Source data:

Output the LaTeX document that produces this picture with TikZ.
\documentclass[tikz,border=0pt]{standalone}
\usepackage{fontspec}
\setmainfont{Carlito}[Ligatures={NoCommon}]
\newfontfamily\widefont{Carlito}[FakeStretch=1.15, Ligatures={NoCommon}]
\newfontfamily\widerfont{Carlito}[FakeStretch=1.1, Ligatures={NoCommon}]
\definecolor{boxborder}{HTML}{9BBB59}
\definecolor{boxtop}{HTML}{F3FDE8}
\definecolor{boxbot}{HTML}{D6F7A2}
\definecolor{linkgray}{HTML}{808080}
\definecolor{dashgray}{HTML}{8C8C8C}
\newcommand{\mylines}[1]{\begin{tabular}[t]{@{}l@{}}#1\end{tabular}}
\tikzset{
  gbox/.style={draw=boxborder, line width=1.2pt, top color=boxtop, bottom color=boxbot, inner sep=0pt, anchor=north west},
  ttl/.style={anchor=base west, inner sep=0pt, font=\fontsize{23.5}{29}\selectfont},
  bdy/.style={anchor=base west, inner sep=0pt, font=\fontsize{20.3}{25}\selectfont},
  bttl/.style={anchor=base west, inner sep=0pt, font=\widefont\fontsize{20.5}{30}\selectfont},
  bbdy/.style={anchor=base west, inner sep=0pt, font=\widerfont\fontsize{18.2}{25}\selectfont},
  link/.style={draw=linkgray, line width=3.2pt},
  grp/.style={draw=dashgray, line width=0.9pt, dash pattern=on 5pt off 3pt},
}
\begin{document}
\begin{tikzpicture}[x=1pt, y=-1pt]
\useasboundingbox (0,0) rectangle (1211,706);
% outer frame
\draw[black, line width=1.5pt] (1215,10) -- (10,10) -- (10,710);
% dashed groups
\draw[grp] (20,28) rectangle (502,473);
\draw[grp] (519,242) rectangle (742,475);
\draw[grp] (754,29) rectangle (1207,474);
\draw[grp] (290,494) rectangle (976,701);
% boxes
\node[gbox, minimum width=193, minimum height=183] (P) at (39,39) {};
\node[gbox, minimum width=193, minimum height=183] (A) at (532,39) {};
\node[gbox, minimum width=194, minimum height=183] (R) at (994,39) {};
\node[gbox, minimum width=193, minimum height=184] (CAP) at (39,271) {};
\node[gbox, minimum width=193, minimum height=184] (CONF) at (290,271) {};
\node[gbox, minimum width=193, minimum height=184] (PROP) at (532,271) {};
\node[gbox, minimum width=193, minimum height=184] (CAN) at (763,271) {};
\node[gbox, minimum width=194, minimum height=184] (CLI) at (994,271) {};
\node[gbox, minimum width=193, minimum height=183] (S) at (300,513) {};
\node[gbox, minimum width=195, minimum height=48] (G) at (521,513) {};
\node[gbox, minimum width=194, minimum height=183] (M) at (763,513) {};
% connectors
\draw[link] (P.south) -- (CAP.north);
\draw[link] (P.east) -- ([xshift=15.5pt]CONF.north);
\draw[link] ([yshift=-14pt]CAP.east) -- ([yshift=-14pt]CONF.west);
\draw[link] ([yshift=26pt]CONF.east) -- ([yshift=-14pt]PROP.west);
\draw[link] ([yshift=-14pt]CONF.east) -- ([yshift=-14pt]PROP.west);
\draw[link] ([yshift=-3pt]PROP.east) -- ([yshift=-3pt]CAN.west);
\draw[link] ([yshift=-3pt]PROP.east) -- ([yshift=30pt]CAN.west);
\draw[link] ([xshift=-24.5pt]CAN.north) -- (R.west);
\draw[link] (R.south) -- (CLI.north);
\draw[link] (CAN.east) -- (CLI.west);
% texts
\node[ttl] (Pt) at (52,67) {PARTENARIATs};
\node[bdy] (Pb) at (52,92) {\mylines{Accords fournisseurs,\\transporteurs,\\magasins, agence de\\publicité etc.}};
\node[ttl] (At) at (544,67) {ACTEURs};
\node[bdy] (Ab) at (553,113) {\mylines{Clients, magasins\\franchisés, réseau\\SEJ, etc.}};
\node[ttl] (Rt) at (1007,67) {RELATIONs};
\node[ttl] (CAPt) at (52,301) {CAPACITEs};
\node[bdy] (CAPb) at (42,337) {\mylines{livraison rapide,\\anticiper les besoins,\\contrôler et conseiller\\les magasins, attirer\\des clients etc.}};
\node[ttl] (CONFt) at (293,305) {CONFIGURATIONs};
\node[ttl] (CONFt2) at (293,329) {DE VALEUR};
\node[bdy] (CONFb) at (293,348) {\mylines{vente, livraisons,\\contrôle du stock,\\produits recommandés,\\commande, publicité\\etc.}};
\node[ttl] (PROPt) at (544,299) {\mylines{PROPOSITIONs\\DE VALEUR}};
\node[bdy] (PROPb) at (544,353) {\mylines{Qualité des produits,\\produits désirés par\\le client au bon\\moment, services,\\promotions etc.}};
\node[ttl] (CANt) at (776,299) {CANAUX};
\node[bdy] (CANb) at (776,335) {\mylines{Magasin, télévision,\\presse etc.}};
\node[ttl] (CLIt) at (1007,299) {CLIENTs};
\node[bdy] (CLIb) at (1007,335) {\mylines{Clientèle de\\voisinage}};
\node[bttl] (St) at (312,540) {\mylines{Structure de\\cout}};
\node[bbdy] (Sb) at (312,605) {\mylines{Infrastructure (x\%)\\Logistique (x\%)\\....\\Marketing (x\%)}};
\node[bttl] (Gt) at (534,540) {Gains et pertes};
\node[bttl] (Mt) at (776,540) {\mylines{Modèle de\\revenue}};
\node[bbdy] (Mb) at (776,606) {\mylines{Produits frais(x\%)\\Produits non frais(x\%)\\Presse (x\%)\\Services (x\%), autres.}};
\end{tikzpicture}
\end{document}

What you have to do: Reproduce the material above, every line of it, exactly.

Response:
Output the LaTeX document that produces this picture with TikZ.
\documentclass[tikz,border=0pt]{standalone}
\usepackage{fontspec}
\setmainfont{Carlito}[Ligatures={NoCommon}]
\newfontfamily\widefont{Carlito}[FakeStretch=1.15, Ligatures={NoCommon}]
\newfontfamily\widerfont{Carlito}[FakeStretch=1.1, Ligatures={NoCommon}]
\definecolor{boxborder}{HTML}{9BBB59}
\definecolor{boxtop}{HTML}{F3FDE8}
\definecolor{boxbot}{HTML}{D6F7A2}
\definecolor{linkgray}{HTML}{808080}
\definecolor{dashgray}{HTML}{8C8C8C}
\newcommand{\mylines}[1]{\begin{tabular}[t]{@{}l@{}}#1\end{tabular}}
\tikzset{
  gbox/.style={draw=boxborder, line width=1.2pt, top color=boxtop, bottom color=boxbot, inner sep=0pt, anchor=north west},
  ttl/.style={anchor=base west, inner sep=0pt, font=\fontsize{23.5}{29}\selectfont},
  bdy/.style={anchor=base west, inner sep=0pt, font=\fontsize{20.3}{25}\selectfont},
  bttl/.style={anchor=base west, inner sep=0pt, font=\widefont\fontsize{20.5}{30}\selectfont},
  bbdy/.style={anchor=base west, inner sep=0pt, font=\widerfont\fontsize{18.2}{25}\selectfont},
  link/.style={draw=linkgray, line width=3.2pt},
  grp/.style={draw=dashgray, line width=0.9pt, dash pattern=on 5pt off 3pt},
}
\begin{document}
\begin{tikzpicture}[x=1pt, y=-1pt]
\useasboundingbox (0,0) rectangle (1211,706);
% outer frame
\draw[black, line width=1.5pt] (1215,10) -- (10,10) -- (10,710);
% dashed groups
\draw[grp] (20,28) rectangle (502,473);
\draw[grp] (519,242) rectangle (742,475);
\draw[grp] (754,29) rectangle (1207,474);
\draw[grp] (290,494) rectangle (976,701);
% boxes
\node[gbox, minimum width=193, minimum height=183] (P) at (39,39) {};
\node[gbox, minimum width=193, minimum height=183] (A) at (532,39) {};
\node[gbox, minimum width=194, minimum height=183] (R) at (994,39) {};
\node[gbox, minimum width=193, minimum height=184] (CAP) at (39,271) {};
\node[gbox, minimum width=193, minimum height=184] (CONF) at (290,271) {};
\node[gbox, minimum width=193, minimum height=184] (PROP) at (532,271) {};
\node[gbox, minimum width=193, minimum height=184] (CAN) at (763,271) {};
\node[gbox, minimum width=194, minimum height=184] (CLI) at (994,271) {};
\node[gbox, minimum width=193, minimum height=183] (S) at (300,513) {};
\node[gbox, minimum width=195, minimum height=48] (G) at (521,513) {};
\node[gbox, minimum width=194, minimum height=183] (M) at (763,513) {};
% connectors
\draw[link] (P.south) -- (CAP.north);
\draw[link] (P.east) -- ([xshift=15.5pt]CONF.north);
\draw[link] ([yshift=-14pt]CAP.east) -- ([yshift=-14pt]CONF.west);
\draw[link] ([yshift=26pt]CONF.east) -- ([yshift=-14pt]PROP.west);
\draw[link] ([yshift=-14pt]CONF.east) -- ([yshift=-14pt]PROP.west);
\draw[link] ([yshift=-3pt]PROP.east) -- ([yshift=-3pt]CAN.west);
\draw[link] ([yshift=-3pt]PROP.east) -- ([yshift=30pt]CAN.west);
\draw[link] ([xshift=-24.5pt]CAN.north) -- (R.west);
\draw[link] (R.south) -- (CLI.north);
\draw[link] (CAN.east) -- (CLI.west);
% texts
\node[ttl] (Pt) at (52,67) {PARTENARIATs};
\node[bdy] (Pb) at (52,92) {\mylines{Accords fournisseurs,\\transporteurs,\\magasins, agence de\\publicité etc.}};
\node[ttl] (At) at (544,67) {ACTEURs};
\node[bdy] (Ab) at (553,113) {\mylines{Clients, magasins\\franchisés, réseau\\SEJ, etc.}};
\node[ttl] (Rt) at (1007,67) {RELATIONs};
\node[ttl] (CAPt) at (52,301) {CAPACITEs};
\node[bdy] (CAPb) at (42,337) {\mylines{livraison rapide,\\anticiper les besoins,\\contrôler et conseiller\\les magasins, attirer\\des clients etc.}};
\node[ttl] (CONFt) at (293,305) {CONFIGURATIONs};
\node[ttl] (CONFt2) at (293,329) {DE VALEUR};
\node[bdy] (CONFb) at (293,348) {\mylines{vente, livraisons,\\contrôle du stock,\\produits recommandés,\\commande, publicité\\etc.}};
\node[ttl] (PROPt) at (544,299) {\mylines{PROPOSITIONs\\DE VALEUR}};
\node[bdy] (PROPb) at (544,353) {\mylines{Qualité des produits,\\produits désirés par\\le client au bon\\moment, services,\\promotions etc.}};
\node[ttl] (CANt) at (776,299) {CANAUX};
\node[bdy] (CANb) at (776,335) {\mylines{Magasin, télévision,\\presse etc.}};
\node[ttl] (CLIt) at (1007,299) {CLIENTs};
\node[bdy] (CLIb) at (1007,335) {\mylines{Clientèle de\\voisinage}};
\node[bttl] (St) at (312,540) {\mylines{Structure de\\cout}};
\node[bbdy] (Sb) at (312,605) {\mylines{Infrastructure (x\%)\\Logistique (x\%)\\....\\Marketing (x\%)}};
\node[bttl] (Gt) at (534,540) {Gains et pertes};
\node[bttl] (Mt) at (776,540) {\mylines{Modèle de\\revenue}};
\node[bbdy] (Mb) at (776,606) {\mylines{Produits frais(x\%)\\Produits non frais(x\%)\\Presse (x\%)\\Services (x\%), autres.}};
\end{tikzpicture}
\end{document}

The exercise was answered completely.